Originally Posted by chent
Has anyone had the need to lock the cargo/bottom bunk door in such a way so that it cannot be opened from the inside?
We're trying to figure out the best sleeping arrangements for our kids, and the concern is with the toddler being able to open that door.
I've been struggling with this same dilemma now since buying the trailer. We've camped twice, and each time I was constantly worried about it. And the dealer told me it could be locked from the outside as a selling point when I asked, but I didn't think to actually see how that was done before purchasing and bringing it home. Anyway, I did come up with a solution that I think will help.
For about $7 at Home Depot, I bought a chain type hotel lock. I mounted one side to the thickest wood area towards the bathroom, and the other in the bottom corner of the door. Because you're mounting into the soft plastic of the door and whatever insulation sits behind it, I squeezed a little epoxy into the holes first to give the screws a little more to hold them in. Placement for me was specific, but you can do this anywhere along the door and wall below the bottom bunk. Also, if you mount the slide piece vertically like I did, the chain will never come out while towing. Although I'll still check the latch when getting to camp sites because I'm OCD...
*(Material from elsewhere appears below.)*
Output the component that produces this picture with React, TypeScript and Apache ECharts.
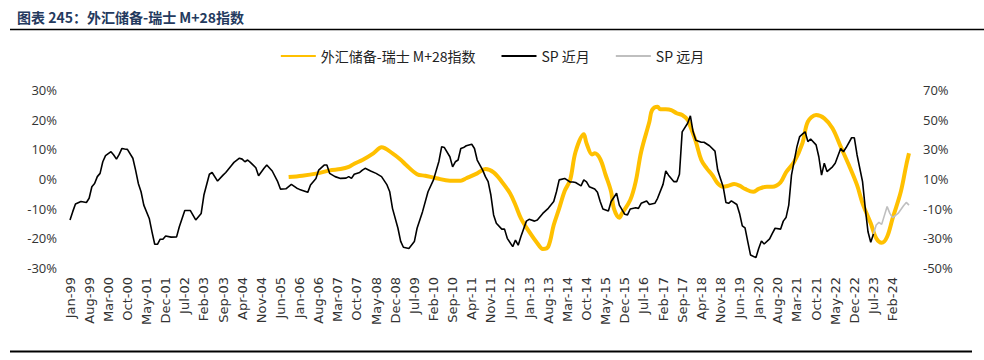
import React, { useEffect, useRef } from "react";
import * as echarts from "echarts";

// Category axis: monthly, Jan-99 .. Aug-24
const MONTH_NAMES = ["Jan", "Feb", "Mar", "Apr", "May", "Jun", "Jul", "Aug", "Sep", "Oct", "Nov", "Dec"];
const START_YEAR = 1999;
const MONTH_COUNT = 308;
const categories: string[] = [];
for (let i = 0; i < MONTH_COUNT; i++) {
  const yy = (START_YEAR + Math.floor(i / 12)) % 100;
  categories.push(`${MONTH_NAMES[i % 12]}-${String(yy).padStart(2, "0")}`);
}

const leftTicks = [-30, -20, -10, 0, 10, 20, 30];
const rightTicks = [-50, -30, -10, 10, 30, 50, 70];

// SP 近月 (left axis, %) — months since Jan-99
const spNearMonths = [
  0, 1, 2, 4, 6, 7, 8, 9, 10, 11, 12, 13, 15, 16, 17, 18, 19, 20, 21, 23, 24, 25, 26, 27, 29, 30, 31, 32, 33, 34, 35, 37, 39, 40, 42, 44, 46, 48, 49, 51, 52, 54, 56, 57, 59,
  60, 62, 63, 64, 65, 66, 68, 69, 71, 72, 74, 76, 77, 79, 81, 83, 84, 87, 88, 90, 91, 93, 94, 95, 97, 99, 101, 102, 103, 104, 106, 107, 108, 110, 112, 114, 116, 117, 118,
  120, 121, 122, 124, 126, 127, 129, 131, 133, 135, 136, 137, 139, 140, 141, 142, 143, 144, 145, 147, 148, 149, 151, 152, 153, 154, 155, 156, 158, 159, 160, 162, 163, 164,
  165, 167, 168, 170, 171, 173, 175, 177, 178, 179, 181, 183, 184, 185, 187, 188, 189, 190, 192, 193, 194, 195, 197, 198, 200, 201, 203, 204, 205, 207, 208, 209, 211, 212,
  214, 215, 217, 218, 219, 221, 222, 223, 224, 226, 227, 228, 229, 231, 232, 234, 236, 237, 238, 239, 240, 241, 242, 244, 245, 246, 247, 248, 249, 251, 252, 253, 254, 256,
  257, 258, 260, 261, 262, 263, 264, 266, 267, 268, 269, 270, 271, 273, 274, 275, 276, 277, 279, 280, 282, 283, 284, 286, 287, 288, 290, 291, 292, 293, 294,
];
const spNearValues = [
  -13.8, -11.0, -8.4, -7.6, -7.9, -6.5, -2.6, -1.5, 0.8, 1.9, 5.8, 7.9, 9.2, 8.1, 6.7, 8.3, 10.3, 10.1, 10.0, 7.0, 3.0, -1.5, -4.3, -8.8, -13.3, -17.8, -22.0, -22.0, -20.3, -20.3, -19.2, -19.6, -19.5, -16.1, -10.6, -10.6, -13.8, -11.6, -5.4, 1.6, 2.2, -0.7, 1.3, 2.2, 4.5,
  5.6, 7.0, 6.7, 5.8, 6.4, 5.6, 3.8, 1.1, 3.6, 4.7, 2.7, -0.9, -3.4, -3.3, -1.8, -3.1, -3.5, -4.5, -2.0, 0.2, 3.0, 4.7, 4.7, 1.9, 0.8, 0.2, 0.3, 0.8, 0.2, 1.6, 2.2, 3.0, 3.6, 2.7, 1.9, 0.8, -2.0, -4.3, -9.9,
  -16.6, -21.0, -23.0, -23.4, -21.1, -16.6, -11.0, -4.3, -0.3, 6.0, 10.9, 10.6, 7.5, 4.1, 5.8, 6.4, 10.3, 10.6, 11.2, 11.7, 10.3, 6.4, 3.0, 0.8, -0.9, -5.4, -12.1, -14.9, -16.9, -16.9, -20.0, -22.8, -20.6, -22.3,
  -19.4, -14.2, -13.6, -14.2, -13.8, -11.6, -9.9, -7.6, -4.3, -0.3, 0.2, -1.0, -1.0, -1.2, -2.3, -0.3, -1.0, -2.6, -3.4, -4.5, -7.6, -10.1, -10.8, -7.6, -4.8, -8.8, -11.9, -12.1, -10.1, -9.7, -9.9, -8.2, -7.4, -8.6,
  -8.2, -6.5, -1.8, 2.7, 1.3, -0.9, -0.9, 1.6, 15.9, 18.8, 21.3, 15.9, 13.1, 12.4, 12.4, 11.2, 9.4, 3.0, 0.2, -2.6, -7.9, -8.2, -7.4, -8.6, -11.6, -15.8, -16.5, -21.1, -25.6, -26.5, -23.4, -20.9, -21.9, -20.2,
  -18.3, -16.6, -16.9, -14.2, -13.0, -8.8, 1.3, 10.9, 14.3, 15.1, 15.9, 12.6, 13.5, 11.5, 7.5, 1.3, 5.3, 2.5, 4.1, 5.3, 10.3, 9.2, 10.6, 13.9, 13.9, 8.1, -0.9, -9.9, -17.8, -21.3, -18.5,
];

// SP 远月 (left axis, %)
const spFarMonths = [294, 295, 296, 297, 299, 300, 301, 303, 305, 306, 307];
const spFarValues = [-18.5, -15.5, -14.6, -15.3, -9.3, -11.6, -13.0, -11.6, -9.0, -7.9, -8.8];

// 外汇储备-瑞士 M+28指数 (right axis, %)
const fxMonths = [
  80, 85, 90, 95, 99, 102, 104, 107, 111, 114, 118, 121, 123, 127, 130, 134, 139, 143, 145, 149, 152, 155, 158, 161, 163, 165, 168, 171, 173, 175, 177, 179, 181, 183, 185,
  188, 189, 191, 192, 194, 196, 198, 199, 201, 202, 205, 207, 209, 212, 213, 215, 216, 218, 220, 222, 224, 226, 227, 229, 231, 233, 235, 237, 239, 241, 243, 245, 247, 250,
  252, 255, 257, 260, 262, 265, 268, 270, 273, 276, 279, 282, 285, 288, 290, 293, 295, 297, 299, 301, 304, 306, 307,
];
const fxValues = [
  11.3, 12.2, 13.6, 15.8, 16.7, 18.1, 20.3, 22.8, 27.3, 31.4, 27.3, 23.0, 19.4, 13.2, 12.2, 10.5, 8.9, 8.9, 10.5, 13.8, 16.7, 14.5, 8.2, 0.4, -7.5, -16.5, -25.5, -33.3, -37.2, -35.6, -21.0, -9.8, 1.9, 9.3, 28.4,
  40.1, 34.1, 26.6, 27.3, 23.5, 12.7, 1.4, -9.8, -16.1, -13.1, -4.2, 8.2, 28.4, 48.6, 56.5, 58.7, 57.0, 57.0, 56.5, 54.3, 53.1, 49.8, 45.3, 35.2, 22.8, 17.2, 12.7, 7.1, 4.8, 5.5, 6.6, 5.5, 3.3, 1.4,
  3.3, 4.8, 4.8, 7.8, 14.5, 21.7, 34.1, 48.6, 53.1, 50.9, 44.2, 31.8, 19.4, 5.9, -6.4, -19.9, -30.0, -33.0, -28.9, -16.5, 1.4, 19.4, 27.3,
];

const pairs = (months: number[], values: number[]) => months.map((m, i) => [categories[m], values[i]]);

const LABEL_FONT = "'Open Sans', 'Noto Sans', sans-serif";
const XLABEL_FONT = "'DejaVu Sans', 'Open Sans', sans-serif";
const CJK_FONT = "'Noto Sans CJK SC', sans-serif";

export default function App() {
  const ref = useRef<HTMLDivElement>(null);
  useEffect(() => {
    document.body.style.margin = "0";
    if (!ref.current) return;
    const chart = echarts.init(ref.current, undefined, { renderer: "svg" });
    chart.setOption({
      animation: false,
      backgroundColor: "#fff",
      title: {
        text: "图表 245：外汇储备-瑞士 M+28指数",
        left: 12,
        top: 5,
        textStyle: { fontSize: 14, fontWeight: "bold", color: "#243a5e", fontFamily: CJK_FONT },
      },
      graphic: [
        { type: "line", shape: { x1: 10, y1: 29.5, x2: 984, y2: 29.5 }, style: { stroke: "#000", lineWidth: 1.5 } },
        { type: "line", shape: { x1: 10, y1: 351.5, x2: 972, y2: 351.5 }, style: { stroke: "#000", lineWidth: 2 } },
      ],
      legend: {
        top: 44,
        left: "center",
        itemWidth: 35,
        itemHeight: 10,
        itemGap: 25,
        itemStyle: { opacity: 0 },
        textStyle: { fontSize: 14, color: "#222", fontFamily: CJK_FONT },
        data: ["外汇储备-瑞士 M+28指数", "SP 近月", "SP 远月"],
      },
      grid: { left: 70, right: 75, top: 90, bottom: 92 },
      xAxis: {
        type: "category",
        data: categories,
        boundaryGap: false,
        axisLine: { show: false },
        axisTick: { show: false },
        splitLine: { show: false },
        axisLabel: { interval: 6, rotate: 90, margin: 9, fontSize: 13, color: "#333", fontFamily: XLABEL_FONT },
      },
      yAxis: [
        {
          type: "value",
          min: leftTicks[0],
          max: leftTicks[leftTicks.length - 1],
          interval: 10,
          axisLine: { show: false },
          axisTick: { show: false },
          splitLine: { show: false },
          axisLabel: { formatter: "{value}%", fontSize: 13, color: "#333", margin: 13, fontFamily: LABEL_FONT },
        },
        {
          type: "value",
          min: rightTicks[0],
          max: rightTicks[rightTicks.length - 1],
          interval: 20,
          axisLine: { show: false },
          axisTick: { show: false },
          splitLine: { show: false },
          axisLabel: { formatter: "{value}%", fontSize: 13, color: "#333", margin: 14, fontFamily: LABEL_FONT },
        },
      ],
      series: [
        {
          name: "外汇储备-瑞士 M+28指数",
          type: "line",
          yAxisIndex: 1,
          data: pairs(fxMonths, fxValues),
          symbol: "none",
          smooth: 0.35,
          lineStyle: { color: "#FFC000", width: 4 },
          itemStyle: { color: "#FFC000" },
          z: 2,
        },
        {
          name: "SP 近月",
          type: "line",
          yAxisIndex: 0,
          data: pairs(spNearMonths, spNearValues),
          symbol: "none",
          lineStyle: { color: "#000", width: 1.6 },
          itemStyle: { color: "#000" },
          z: 3,
        },
        {
          name: "SP 远月",
          type: "line",
          yAxisIndex: 0,
          data: pairs(spFarMonths, spFarValues),
          symbol: "none",
          lineStyle: { color: "#BFBFBF", width: 1.6 },
          itemStyle: { color: "#BFBFBF" },
          z: 3,
        },
      ],
    });
    return () => chart.dispose();
  }, []);
  return <div ref={ref} style={{ width: 984, height: 360 }} />;
}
Depending on what you want and if mounted correctly, you could open the door an inch, slide your fingers in from the outside, and lift the chain off. Since I don't really ever use this door, and I don't want anyone else to be able to open it so easily if the lock is picked while my 2 yr. old is in there, I put mine in where the door can open a little, but not enough to open it from the outside.
As for safety exit concerns, I think this works well because my son isn't going to exit himself in an emergency right now. And in a couple years when he does understand, I can teach him how to get out that door if he needs to. Basically, just kick it. It's a strong enough latch today to keep him in, even if you lean against it. But in an emergency, the screws in the door will never be tight enough to withstand a good hard kick.